Driving past Antipolo on the Marilaque Highway, we would encounter wooded sections by the road and the highlands of Baras. Inside the Palo Alto Leisure and Residential Estates in Brgy. Pinugay is a surprise destination: a waterfall that continues on as a stream down a steep and rocky slope resulting in a series of small cascades.
Baras actually has a number of destinations that we have yet to visit including the 17th century-era St. Joseph Church – the oldest and most notable landmark in town – and the Masungi Georeserve which lies along the Marilaque Highway. This conservation area is set amidst a landscape of karst formations and includes a hiking trail that takes adventurous visitors to hanging bridges, a giant rope hammock, caves, viewing decks and a metal spider web platform atop the karst rocks.
The Marilaque Highway continues its hilly climb to the upland sections of Tanay where a treasure trove of eco-tourism destinations awaits visitors. The most popular destination here is the Daranak Falls in Barangay Tandang Kudyo. Tucked away in a forested area at the foothills of the Sierra Madre, this waterfall was the recipient of efforts by the local government to preserve its clean waters, beautiful turquoise catch basin and green surroundings.
In the same area and just a short uphill trek from Daranak is Batlag Falls. The lesser-visited falls is not as conducive to swimming as the former but with its two cascades and turquoise pools, Batlag is more scenic and tranquil than Daranak. Batlag and Daranak, however, are just two of the several waterfalls in Tanay’s highlands. There are several more in the hills and forests northeast of Tanay proper including Laiban Falls, Kay-Ibon Falls, Kinabuan Falls and the 8 waterfalls of Mts. Cayabu and Maynoba.

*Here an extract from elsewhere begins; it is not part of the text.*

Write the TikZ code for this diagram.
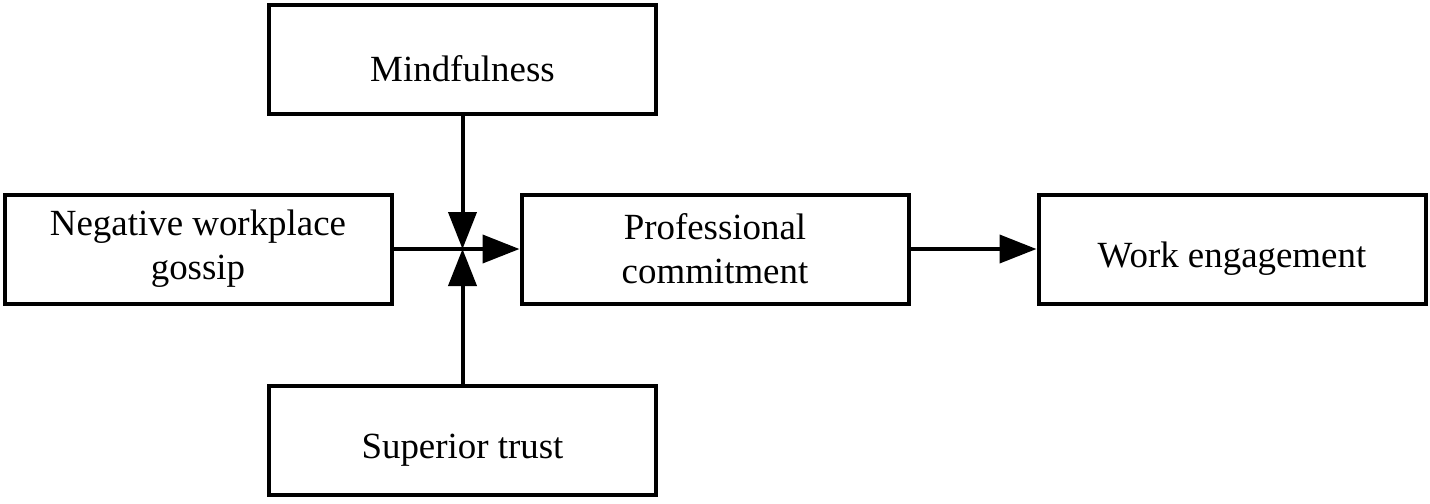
\documentclass[tikz,border=0pt]{standalone}
\usepackage{fontspec}
\setmainfont{Liberation Serif}
\usetikzlibrary{arrows.meta,positioning}

\tikzset{
  varbox/.style={draw, line width=0.08cm, minimum width=7.74cm, minimum height=2.18cm,
    align=center, font=\fontsize{21}{25}\selectfont, inner sep=0pt,
    execute at begin node=\rule{0pt}{0.9cm}},
  pathto/.style={line width=0.08cm, -{Triangle[length=0.74cm,width=0.56cm]}}
}

\begin{document}
\begin{tikzpicture}
  \useasboundingbox (0,0) rectangle (28.6,-10.06);
%boxes
  \node[varbox] (mind) at (9.25,-1.19) {Mindfulness};
  \node[varbox] (gossip) at (3.96,-4.98) {Negative workplace\\gossip};
  \node[varbox] (commit) at (14.3,-4.98) {Professional\\commitment};
  \node[varbox] (engage) at (24.64,-4.98) {Work engagement};
  \node[varbox] (trust) at (9.25,-8.8) {Superior trust};
  \coordinate (J) at (9.25,-4.98);
%paths
  \draw[pathto] (gossip.east) -- (commit.west);
  \draw[pathto] (commit.east) -- (engage.west);
  \draw[pathto] (mind.south) -- (J);
  \draw[pathto] (trust.north) -- (J);
\end{tikzpicture}
\end{document}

As a largely mountainous town, Tanay holds several peaks that are suitable for trekking. There’s also Nagpatong Rock, a unique limestone formation at the foot of Mt. Masungki which may be reached by hiking and scaling cliffs. Daraitan and Tinipak Rivers are also located in these parts and a favorite of trekkers, particularly the latter which includes beautiful white marble rock formations. If you’re not willing to go on a strenuous, mountain-climbing hike but still want to enjoy the town’s mountain scenery you can head up to Treasure Mountain for a view of the Sierra Madre highlands engulfed in a sea of clouds.

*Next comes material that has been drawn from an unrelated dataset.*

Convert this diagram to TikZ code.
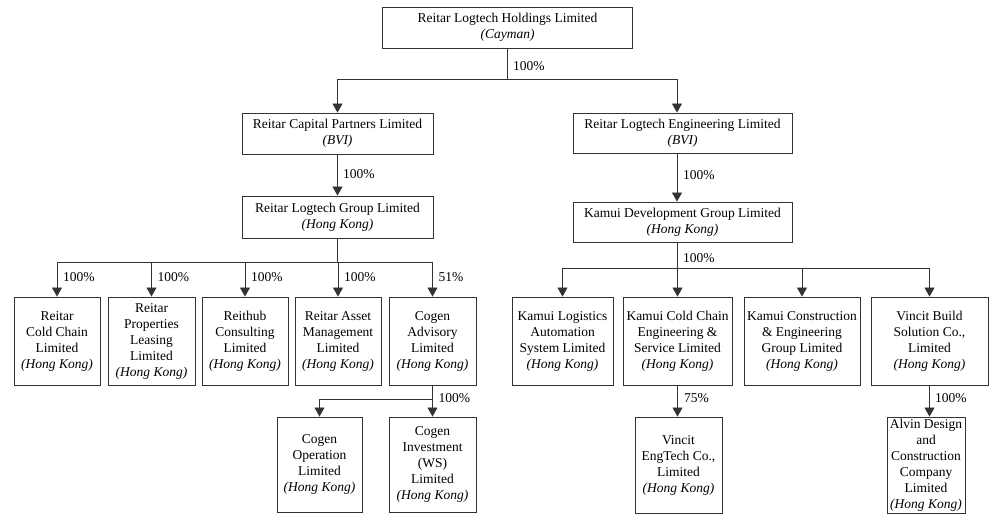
\documentclass[tikz,border=0pt]{standalone}
\usepackage{fontspec}
\setmainfont{Liberation Serif}
\usetikzlibrary{arrows.meta}
\begin{document}
\begin{tikzpicture}[x=1pt,y=-1pt,
  box/.style={draw=black!80, line width=0.9pt, align=center, inner sep=1pt,
    font=\fontsize{13.5}{16}\selectfont},
  conn/.style={draw=black!80, line width=0.8pt},
  arr/.style={conn, -{Triangle[width=10pt,length=9pt]}},
  pct/.style={anchor=west, inner sep=0pt, font=\fontsize{13.5}{16}\selectfont}]
\useasboundingbox (0,0) rectangle (1002,526);
% top levels
\node[box, minimum width=250pt, minimum height=41pt] (top) at (507.5,27.5) {Reitar Logtech Holdings Limited\\\textit{(Cayman)}};
\node[box, minimum width=191pt, minimum height=41pt] (rcp) at (337.5,133.5) {Reitar Capital Partners Limited\\\textit{(BVI)}};
\node[box, minimum width=219pt, minimum height=40pt] (rle) at (682.5,133) {Reitar Logtech Engineering Limited\\\textit{(BVI)}};
\node[box, minimum width=191pt, minimum height=42pt] (rlg) at (337.5,217) {Reitar Logtech Group Limited\\\textit{(Hong Kong)}};
\node[box, minimum width=219pt, minimum height=40pt] (kdg) at (682.5,222) {Kamui Development Group Limited\\\textit{(Hong Kong)}};
% left row
\node[box, minimum width=86pt, minimum height=88pt] (L1) at (57,341) {Reitar\\Cold Chain\\Limited\\\textit{(Hong Kong)}};
\node[box, minimum width=87pt, minimum height=88pt] (L2) at (151.5,341) {Reitar\\Properties\\Leasing\\Limited\\\textit{(Hong Kong)}};
\node[box, minimum width=86pt, minimum height=88pt] (L3) at (245,341) {Reithub\\Consulting\\Limited\\\textit{(Hong Kong)}};
\node[box, minimum width=86pt, minimum height=88pt] (L4) at (338,341) {Reitar Asset\\Management\\Limited\\\textit{(Hong Kong)}};
\node[box, minimum width=87pt, minimum height=88pt] (L5) at (432.5,341) {Cogen\\Advisory\\Limited\\\textit{(Hong Kong)}};
% right row
\node[box, minimum width=101pt, minimum height=88pt] (R1) at (562.5,341) {Kamui Logistics\\Automation\\System Limited\\\textit{(Hong Kong)}};
\node[box, minimum width=109pt, minimum height=88pt] (R2) at (677.5,341) {Kamui Cold Chain\\Engineering \&\\Service Limited\\\textit{(Hong Kong)}};
\node[box, minimum width=116pt, minimum height=88pt] (R3) at (802,341) {Kamui Construction\\\& Engineering\\Group Limited\\\textit{(Hong Kong)}};
\node[box, minimum width=117pt, minimum height=88pt] (R4) at (929.5,341) {Vincit Build\\Solution Co.,\\Limited\\\textit{(Hong Kong)}};
% bottom row
\node[box, minimum width=85pt, minimum height=95pt] (C1) at (319.5,464.5) {Cogen\\Operation\\Limited\\\textit{(Hong Kong)}};
\node[box, minimum width=87pt, minimum height=95pt] (C2) at (432.5,464.5) {Cogen\\Investment\\(WS)\\Limited\\\textit{(Hong Kong)}};
\node[box, minimum width=87pt, minimum height=96pt] (V) at (678.5,465) {Vincit\\EngTech Co.,\\Limited\\\textit{(Hong Kong)}};
\node[box, minimum width=78pt, minimum height=96pt] (A) at (926,465) {Alvin Design\\and\\Construction\\Company\\Limited\\\textit{(Hong Kong)}};
% junctions
\coordinate (j1) at (507.5,79);
\coordinate (j2) at (337.5,262);
\coordinate (j3) at (677,268);
\coordinate (j4) at (432.5,399);
% connectors top
\draw[conn] (top.south) -- (j1);
\draw[arr] (j1) -| (rcp.north);
\draw[arr] (j1) -| ([xshift=-5.5pt]rle.north);
\draw[arr] (rcp.south) -- (rlg.north);
\draw[arr] ([xshift=-5.5pt]rle.south) -- ([xshift=-5.5pt]kdg.north);
% left row
\draw[conn] (rlg.south) -- (j2);
\draw[conn] (j2 -| L1.north) -- (j2 -| L5.north);
\foreach \n in {L1,L2,L3,L4,L5} \draw[arr] (j2 -| \n.north) -- (\n.north);
% right row
\draw[conn] ([xshift=-5.5pt]kdg.south) -- (j3);
\draw[conn] (j3 -| R1.north) -- (j3 -| R4.north);
\foreach \n in {R1,R2,R3,R4} \draw[arr] (j3 -| \n.north) -- (\n.north);
% bottom
\draw[conn] (L5.south) -- (j4);
\draw[conn] (j4) -- (j4 -| C1.north);
\draw[arr] (j4 -| C1.north) -- (C1.north);
\draw[arr] (j4) -- (C2.north);
\draw[arr] (R2.south) -- (R2.south |- V.north);
\draw[arr] (R4.south) -- (R4.south |- A.north);
% labels
\node[pct] (p1) at (513,66) {100\%};
\node[pct] (p2) at (343,174) {100\%};
\node[pct] (p3) at (683,175) {100\%};
\node[pct] (p4) at (63,277) {100\%};
\node[pct] (p5) at (157.5,277) {100\%};
\node[pct] (p6) at (251,277) {100\%};
\node[pct] (p7) at (344,277) {100\%};
\node[pct] (p8) at (438.5,277) {51\%};
\node[pct] (p9) at (683,258) {100\%};
\node[pct] (p10) at (438.5,398) {100\%};
\node[pct] (p11) at (684,398) {75\%};
\node[pct] (p12) at (935,398) {100\%};
\end{tikzpicture}
\end{document}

Near the southeastern edge of Rizal just before the boundary with Laguna province is the town of Pililia. Here the hills gradually ease into the lowlands along the shores of Laguna de Bay. On the hills above those lowlands is the Pililla Wind Farm and its series of windmills, the town’s most famous destination.
With the current quarantine still in effect in Rizal province, many of these destinations are closed to tourists although some are beginning to open up to visitors while following quarantine protocols. Daranak Falls for instance requires a certification from the local government unit (barangay) of a visitor before he or she can enter the premises. This is in addition to wearing facial masks and other precautionary measures. We’re curious just how tourism in these parts and in the rest of the country will look like in the next year or so but it now seems more than ever that travel will not be what it once was.